• [GIVEN EXERCISE]: Transcribe the material word for word, but without the images.

++++++++++++++++++++

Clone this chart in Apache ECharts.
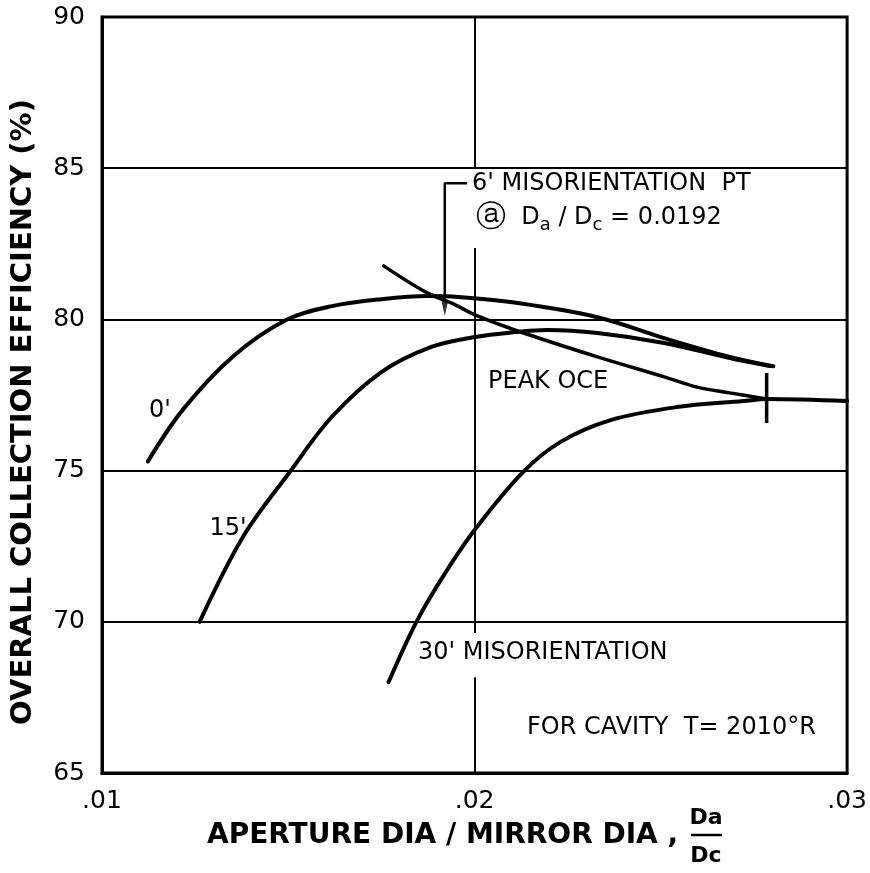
<!DOCTYPE html>
<html>
<head>
<meta charset="utf-8">
<title>Overall collection efficiency vs aperture ratio</title>
<script src="https://cdn.jsdelivr.net/npm/echarts@6/dist/echarts.min.js"></script>
<style>
  html, body { margin: 0; padding: 0; background: #ffffff; }
  #chart { width: 870px; height: 873px; }
</style>
</head>
<body>
<div id="chart"></div>
<script>
// Axis ticks
const xTicks = [0.01, 0.02, 0.03];
const yTicks = [65, 70, 75, 80, 85, 90];

// Overall collection efficiency (%) vs Da/Dc, per misorientation
const curve0 = [
  [0.01123, 75.30], [0.01216, 77.00], [0.01350, 78.76], [0.01494, 79.98],
  [0.01617, 80.44], [0.01750, 80.67], [0.01876, 80.77], [0.01956, 80.74],
  [0.02116, 80.54], [0.02330, 80.07], [0.02509, 79.38], [0.02685, 78.76],
  [0.02802, 78.45]
];
const curve15 = [
  [0.01262, 70.00], [0.01379, 72.82], [0.01502, 74.92], [0.01617, 76.78],
  [0.01750, 78.26], [0.01884, 79.09], [0.02001, 79.42], [0.02108, 79.58],
  [0.02196, 79.65], [0.02330, 79.55], [0.02509, 79.22], [0.02685, 78.72],
  [0.02792, 78.46]
];
const curve30 = [
  [0.01769, 68.00], [0.01844, 70.00], [0.01921, 71.61], [0.02004, 73.10],
  [0.02130, 74.95], [0.02231, 75.95], [0.02365, 76.67], [0.02543, 77.10],
  [0.02722, 77.30], [0.02784, 77.37], [0.03000, 77.30]
];
// Locus of peak OCE across misorientations
const peakOce = [
  [0.01756, 81.77], [0.01868, 80.91], [0.01948, 80.48], [0.02001, 80.15],
  [0.02108, 79.65], [0.02330, 78.76], [0.02509, 78.10], [0.02597, 77.76],
  [0.02685, 77.57], [0.02784, 77.37]
];
// 6' misorientation point and the tick on the peak locus
const misorient6X = 0.0192;
const peakTickX = 0.02784;
const peakTickSpan = [76.57, 78.23];

const FONT = '"DejaVu Sans", sans-serif';
const BLACK = '#000000';

const chart = echarts.init(document.getElementById('chart'), null, { renderer: 'canvas' });

function curveSeries(name, data, width) {
  return {
    name: name,
    type: 'line',
    data: data,
    smooth: 0.35,
    symbol: 'none',
    lineStyle: { color: BLACK, width: width, cap: 'round' },
    z: 5,
    silent: true
  };
}

function text(str, x, y, opts) {
  return Object.assign({
    type: 'text',
    x: x, y: y,
    silent: true,
    style: Object.assign({
      text: str,
      fontFamily: FONT,
      fontSize: 24,
      fontWeight: 'normal',
      fill: BLACK,
      align: 'left',
      verticalAlign: 'middle'
    }, opts && opts.style)
  }, opts && opts.el);
}

const option = {
  animation: false,
  backgroundColor: '#ffffff',
  grid: {
    left: 102, right: 19, top: 17, bottom: 100,
    show: true, borderColor: BLACK, borderWidth: 3
  },
  xAxis: {
    type: 'value',
    min: xTicks[0], max: xTicks[xTicks.length - 1], interval: 0.01,
    axisLine: { show: true, lineStyle: { color: BLACK, width: 3 } },
    axisTick: { show: false },
    splitLine: { show: false },
    axisLabel: {
      color: BLACK, fontFamily: FONT, fontSize: 25, margin: 16,
      formatter: v => v.toFixed(2).replace(/^0/, '')
    }
  },
  yAxis: {
    type: 'value',
    min: yTicks[0], max: yTicks[yTicks.length - 1], interval: 5,
    axisLine: { show: true, lineStyle: { color: BLACK, width: 3 } },
    axisTick: { show: false },
    splitLine: { show: true, lineStyle: { color: BLACK, width: 2 } },
    axisLabel: { color: BLACK, fontFamily: FONT, fontSize: 25, margin: 17 }
  },
  series: [
    // vertical rule at Da/Dc = .02, broken where the notes sit
    {
      type: 'line', data: [], silent: true,
      markLine: {
        silent: true, symbol: 'none', label: { show: false },
        lineStyle: { color: BLACK, width: 2, type: 'solid' },
        data: [
          [{ coord: [0.02, 90] }, { coord: [0.02, 85] }],
          [{ coord: [0.02, 82.36] }, { coord: [0.02, 69.63] }],
          [{ coord: [0.02, 68.17] }, { coord: [0.02, 65] }]
        ]
      }
    },
    curveSeries("0'", curve0, 4),
    curveSeries("15'", curve15, 4),
    curveSeries("30'", curve30, 4),
    curveSeries('PEAK OCE', peakOce, 3.5),
    // tick on the peak locus
    {
      type: 'line', symbol: 'none', silent: true, z: 6,
      data: [[peakTickX, peakTickSpan[0]], [peakTickX, peakTickSpan[1]]],
      lineStyle: { color: BLACK, width: 3.5 }
    },
    // bracket leading from the note to the 6' point
    {
      type: 'line', symbol: 'none', silent: true, z: 6,
      data: [[misorient6X + 0.0006, 84.5], [misorient6X, 84.5], [misorient6X, 80.6]],
      lineStyle: { color: BLACK, width: 2.5 }
    },
    {
      type: 'scatter', silent: true, z: 7,
      data: [[misorient6X, 80.38]],
      symbol: 'triangle', symbolRotate: 180, symbolSize: [7, 16],
      itemStyle: { color: BLACK }
    }
  ],
  graphic: [
    text('OVERALL COLLECTION EFFICIENCY (%)', 23, 412, {
      el: { rotation: Math.PI / 2 },
      style: { fontSize: 29, fontWeight: 'bold', align: 'center' }
    }),
    text('APERTURE DIA / MIRROR DIA ,', 207, 836, { style: { fontSize: 28, fontWeight: 'bold' } }),
    text('Da', 706, 818, { style: { fontSize: 22, fontWeight: 'bold', align: 'center' } }),
    { type: 'line', silent: true, shape: { x1: 691, y1: 835, x2: 722, y2: 835 },
      style: { stroke: BLACK, lineWidth: 2.5 } },
    text('Dc', 706, 856, { style: { fontSize: 22, fontWeight: 'bold', align: 'center' } }),

    text("0'", 160, 411, { style: { align: 'center' } }),
    text("15'", 228, 529, { style: { align: 'center' } }),
    text('PEAK OCE', 488, 382),
    text("30' MISORIENTATION", 418, 653),
    text('FOR CAVITY  T= 2010°R', 527, 728),
    text("6' MISORIENTATION  PT", 472, 184),
    text('{c|ⓐ}{n|  D}{s|a}{n| / D}{s|c}{n| = 0.0192}', 476, 218, {
      style: {
        rich: {
          c: { fontFamily: FONT, fontSize: 30, fill: BLACK },
          n: { fontFamily: FONT, fontSize: 24, fill: BLACK },
          s: { fontFamily: FONT, fontSize: 18, fill: BLACK, padding: [14, 0, 0, 0] }
        }
      }
    })
  ]
};

chart.setOption(option);
</script>
</body>
</html>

++++++++++++++++++++

• [RESULT OF THIS TASK]:
Clone this chart in Apache ECharts.
<!DOCTYPE html>
<html>
<head>
<meta charset="utf-8">
<title>Overall collection efficiency vs aperture ratio</title>
<script src="https://cdn.jsdelivr.net/npm/echarts@6/dist/echarts.min.js"></script>
<style>
  html, body { margin: 0; padding: 0; background: #ffffff; }
  #chart { width: 870px; height: 873px; }
</style>
</head>
<body>
<div id="chart"></div>
<script>
// Axis ticks
const xTicks = [0.01, 0.02, 0.03];
const yTicks = [65, 70, 75, 80, 85, 90];

// Overall collection efficiency (%) vs Da/Dc, per misorientation
const curve0 = [
  [0.01123, 75.30], [0.01216, 77.00], [0.01350, 78.76], [0.01494, 79.98],
  [0.01617, 80.44], [0.01750, 80.67], [0.01876, 80.77], [0.01956, 80.74],
  [0.02116, 80.54], [0.02330, 80.07], [0.02509, 79.38], [0.02685, 78.76],
  [0.02802, 78.45]
];
const curve15 = [
  [0.01262, 70.00], [0.01379, 72.82], [0.01502, 74.92], [0.01617, 76.78],
  [0.01750, 78.26], [0.01884, 79.09], [0.02001, 79.42], [0.02108, 79.58],
  [0.02196, 79.65], [0.02330, 79.55], [0.02509, 79.22], [0.02685, 78.72],
  [0.02792, 78.46]
];
const curve30 = [
  [0.01769, 68.00], [0.01844, 70.00], [0.01921, 71.61], [0.02004, 73.10],
  [0.02130, 74.95], [0.02231, 75.95], [0.02365, 76.67], [0.02543, 77.10],
  [0.02722, 77.30], [0.02784, 77.37], [0.03000, 77.30]
];
// Locus of peak OCE across misorientations
const peakOce = [
  [0.01756, 81.77], [0.01868, 80.91], [0.01948, 80.48], [0.02001, 80.15],
  [0.02108, 79.65], [0.02330, 78.76], [0.02509, 78.10], [0.02597, 77.76],
  [0.02685, 77.57], [0.02784, 77.37]
];
// 6' misorientation point and the tick on the peak locus
const misorient6X = 0.0192;
const peakTickX = 0.02784;
const peakTickSpan = [76.57, 78.23];

const FONT = '"DejaVu Sans", sans-serif';
const BLACK = '#000000';

const chart = echarts.init(document.getElementById('chart'), null, { renderer: 'canvas' });

function curveSeries(name, data, width) {
  return {
    name: name,
    type: 'line',
    data: data,
    smooth: 0.35,
    symbol: 'none',
    lineStyle: { color: BLACK, width: width, cap: 'round' },
    z: 5,
    silent: true
  };
}

function text(str, x, y, opts) {
  return Object.assign({
    type: 'text',
    x: x, y: y,
    silent: true,
    style: Object.assign({
      text: str,
      fontFamily: FONT,
      fontSize: 24,
      fontWeight: 'normal',
      fill: BLACK,
      align: 'left',
      verticalAlign: 'middle'
    }, opts && opts.style)
  }, opts && opts.el);
}

const option = {
  animation: false,
  backgroundColor: '#ffffff',
  grid: {
    left: 102, right: 19, top: 17, bottom: 100,
    show: true, borderColor: BLACK, borderWidth: 3
  },
  xAxis: {
    type: 'value',
    min: xTicks[0], max: xTicks[xTicks.length - 1], interval: 0.01,
    axisLine: { show: true, lineStyle: { color: BLACK, width: 3 } },
    axisTick: { show: false },
    splitLine: { show: false },
    axisLabel: {
      color: BLACK, fontFamily: FONT, fontSize: 25, margin: 16,
      formatter: v => v.toFixed(2).replace(/^0/, '')
    }
  },
  yAxis: {
    type: 'value',
    min: yTicks[0], max: yTicks[yTicks.length - 1], interval: 5,
    axisLine: { show: true, lineStyle: { color: BLACK, width: 3 } },
    axisTick: { show: false },
    splitLine: { show: true, lineStyle: { color: BLACK, width: 2 } },
    axisLabel: { color: BLACK, fontFamily: FONT, fontSize: 25, margin: 17 }
  },
  series: [
    // vertical rule at Da/Dc = .02, broken where the notes sit
    {
      type: 'line', data: [], silent: true,
      markLine: {
        silent: true, symbol: 'none', label: { show: false },
        lineStyle: { color: BLACK, width: 2, type: 'solid' },
        data: [
          [{ coord: [0.02, 90] }, { coord: [0.02, 85] }],
          [{ coord: [0.02, 82.36] }, { coord: [0.02, 69.63] }],
          [{ coord: [0.02, 68.17] }, { coord: [0.02, 65] }]
        ]
      }
    },
    curveSeries("0'", curve0, 4),
    curveSeries("15'", curve15, 4),
    curveSeries("30'", curve30, 4),
    curveSeries('PEAK OCE', peakOce, 3.5),
    // tick on the peak locus
    {
      type: 'line', symbol: 'none', silent: true, z: 6,
      data: [[peakTickX, peakTickSpan[0]], [peakTickX, peakTickSpan[1]]],
      lineStyle: { color: BLACK, width: 3.5 }
    },
    // bracket leading from the note to the 6' point
    {
      type: 'line', symbol: 'none', silent: true, z: 6,
      data: [[misorient6X + 0.0006, 84.5], [misorient6X, 84.5], [misorient6X, 80.6]],
      lineStyle: { color: BLACK, width: 2.5 }
    },
    {
      type: 'scatter', silent: true, z: 7,
      data: [[misorient6X, 80.38]],
      symbol: 'triangle', symbolRotate: 180, symbolSize: [7, 16],
      itemStyle: { color: BLACK }
    }
  ],
  graphic: [
    text('OVERALL COLLECTION EFFICIENCY (%)', 23, 412, {
      el: { rotation: Math.PI / 2 },
      style: { fontSize: 29, fontWeight: 'bold', align: 'center' }
    }),
    text('APERTURE DIA / MIRROR DIA ,', 207, 836, { style: { fontSize: 28, fontWeight: 'bold' } }),
    text('Da', 706, 818, { style: { fontSize: 22, fontWeight: 'bold', align: 'center' } }),
    { type: 'line', silent: true, shape: { x1: 691, y1: 835, x2: 722, y2: 835 },
      style: { stroke: BLACK, lineWidth: 2.5 } },
    text('Dc', 706, 856, { style: { fontSize: 22, fontWeight: 'bold', align: 'center' } }),

    text("0'", 160, 411, { style: { align: 'center' } }),
    text("15'", 228, 529, { style: { align: 'center' } }),
    text('PEAK OCE', 488, 382),
    text("30' MISORIENTATION", 418, 653),
    text('FOR CAVITY  T= 2010°R', 527, 728),
    text("6' MISORIENTATION  PT", 472, 184),
    text('{c|ⓐ}{n|  D}{s|a}{n| / D}{s|c}{n| = 0.0192}', 476, 218, {
      style: {
        rich: {
          c: { fontFamily: FONT, fontSize: 30, fill: BLACK },
          n: { fontFamily: FONT, fontSize: 24, fill: BLACK },
          s: { fontFamily: FONT, fontSize: 18, fill: BLACK, padding: [14, 0, 0, 0] }
        }
      }
    })
  ]
};

chart.setOption(option);
</script>
</body>
</html>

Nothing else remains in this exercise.